▶ **Requirement**
Without the pictures, extract every line from the start of the material to the line containing "(5,8) -- (5,752);", both ends included.

▶ **Data segment**
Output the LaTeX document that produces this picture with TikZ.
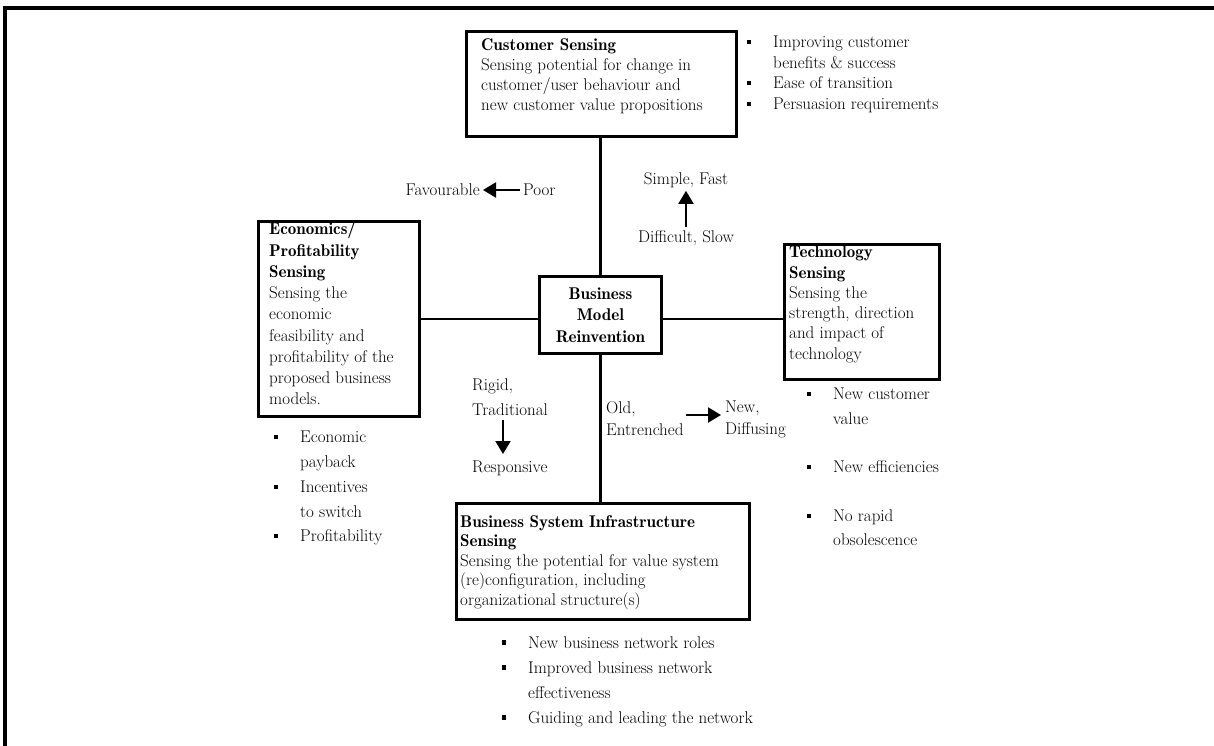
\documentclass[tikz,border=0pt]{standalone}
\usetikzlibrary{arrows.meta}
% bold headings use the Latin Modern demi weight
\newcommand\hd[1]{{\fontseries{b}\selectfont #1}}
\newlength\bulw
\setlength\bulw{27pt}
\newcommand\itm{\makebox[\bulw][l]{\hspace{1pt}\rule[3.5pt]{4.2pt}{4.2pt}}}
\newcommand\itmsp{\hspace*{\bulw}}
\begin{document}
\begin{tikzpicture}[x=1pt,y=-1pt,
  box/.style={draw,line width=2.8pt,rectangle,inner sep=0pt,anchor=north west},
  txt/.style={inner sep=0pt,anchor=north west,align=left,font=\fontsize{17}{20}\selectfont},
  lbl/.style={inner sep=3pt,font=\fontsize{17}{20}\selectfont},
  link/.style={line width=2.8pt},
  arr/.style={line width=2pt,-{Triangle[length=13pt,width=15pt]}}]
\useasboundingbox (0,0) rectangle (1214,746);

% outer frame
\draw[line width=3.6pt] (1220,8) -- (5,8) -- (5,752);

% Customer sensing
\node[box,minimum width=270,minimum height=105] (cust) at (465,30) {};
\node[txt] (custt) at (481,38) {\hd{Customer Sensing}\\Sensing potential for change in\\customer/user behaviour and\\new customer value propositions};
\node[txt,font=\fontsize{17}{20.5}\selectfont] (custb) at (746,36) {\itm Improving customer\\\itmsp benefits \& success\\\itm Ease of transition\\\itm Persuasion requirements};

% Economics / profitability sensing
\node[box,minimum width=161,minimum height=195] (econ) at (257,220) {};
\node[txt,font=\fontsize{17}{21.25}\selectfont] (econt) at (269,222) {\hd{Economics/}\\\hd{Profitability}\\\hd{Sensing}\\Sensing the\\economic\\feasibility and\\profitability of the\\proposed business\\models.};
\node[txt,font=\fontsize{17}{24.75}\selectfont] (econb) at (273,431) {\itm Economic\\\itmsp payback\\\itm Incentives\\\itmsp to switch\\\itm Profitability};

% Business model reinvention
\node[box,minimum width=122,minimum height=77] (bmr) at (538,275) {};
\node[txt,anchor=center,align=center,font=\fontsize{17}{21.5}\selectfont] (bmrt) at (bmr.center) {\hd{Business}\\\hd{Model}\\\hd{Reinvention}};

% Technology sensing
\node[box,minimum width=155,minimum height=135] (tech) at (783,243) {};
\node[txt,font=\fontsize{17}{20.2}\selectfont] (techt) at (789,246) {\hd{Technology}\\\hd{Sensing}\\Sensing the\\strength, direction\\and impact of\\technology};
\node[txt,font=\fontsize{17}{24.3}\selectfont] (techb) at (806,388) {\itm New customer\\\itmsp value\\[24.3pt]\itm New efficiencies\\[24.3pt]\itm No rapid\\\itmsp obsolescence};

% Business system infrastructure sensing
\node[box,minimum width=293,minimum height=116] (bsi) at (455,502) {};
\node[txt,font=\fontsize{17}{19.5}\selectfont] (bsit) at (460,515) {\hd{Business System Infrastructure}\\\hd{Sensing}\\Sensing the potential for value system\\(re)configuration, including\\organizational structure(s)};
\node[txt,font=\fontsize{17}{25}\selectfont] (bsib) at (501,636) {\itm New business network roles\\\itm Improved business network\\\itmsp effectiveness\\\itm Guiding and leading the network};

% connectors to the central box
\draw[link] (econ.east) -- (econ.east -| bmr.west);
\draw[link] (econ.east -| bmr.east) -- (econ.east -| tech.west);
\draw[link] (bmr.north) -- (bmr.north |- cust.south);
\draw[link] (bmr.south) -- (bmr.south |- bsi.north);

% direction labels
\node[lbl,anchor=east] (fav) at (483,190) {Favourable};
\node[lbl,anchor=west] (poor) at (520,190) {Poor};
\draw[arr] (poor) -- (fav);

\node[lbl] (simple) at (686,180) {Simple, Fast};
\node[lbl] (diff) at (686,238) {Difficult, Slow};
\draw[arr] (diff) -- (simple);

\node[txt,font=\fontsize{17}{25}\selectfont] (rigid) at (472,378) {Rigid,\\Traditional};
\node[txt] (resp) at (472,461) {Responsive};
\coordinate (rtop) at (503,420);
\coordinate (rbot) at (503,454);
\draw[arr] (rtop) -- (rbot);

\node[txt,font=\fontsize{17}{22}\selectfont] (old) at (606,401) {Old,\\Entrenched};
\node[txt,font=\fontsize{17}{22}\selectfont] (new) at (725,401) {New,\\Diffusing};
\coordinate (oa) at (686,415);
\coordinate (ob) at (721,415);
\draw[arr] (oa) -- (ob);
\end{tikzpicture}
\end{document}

▶ **Written solution**
Output the LaTeX document that produces this picture with TikZ.
\documentclass[tikz,border=0pt]{standalone}
\usetikzlibrary{arrows.meta}
% bold headings use the Latin Modern demi weight
\newcommand\hd[1]{{\fontseries{b}\selectfont #1}}
\newlength\bulw
\setlength\bulw{27pt}
\newcommand\itm{\makebox[\bulw][l]{\hspace{1pt}\rule[3.5pt]{4.2pt}{4.2pt}}}
\newcommand\itmsp{\hspace*{\bulw}}
\begin{document}
\begin{tikzpicture}[x=1pt,y=-1pt,
  box/.style={draw,line width=2.8pt,rectangle,inner sep=0pt,anchor=north west},
  txt/.style={inner sep=0pt,anchor=north west,align=left,font=\fontsize{17}{20}\selectfont},
  lbl/.style={inner sep=3pt,font=\fontsize{17}{20}\selectfont},
  link/.style={line width=2.8pt},
  arr/.style={line width=2pt,-{Triangle[length=13pt,width=15pt]}}]
\useasboundingbox (0,0) rectangle (1214,746);

% outer frame
\draw[line width=3.6pt] (1220,8) -- (5,8) -- (5,752);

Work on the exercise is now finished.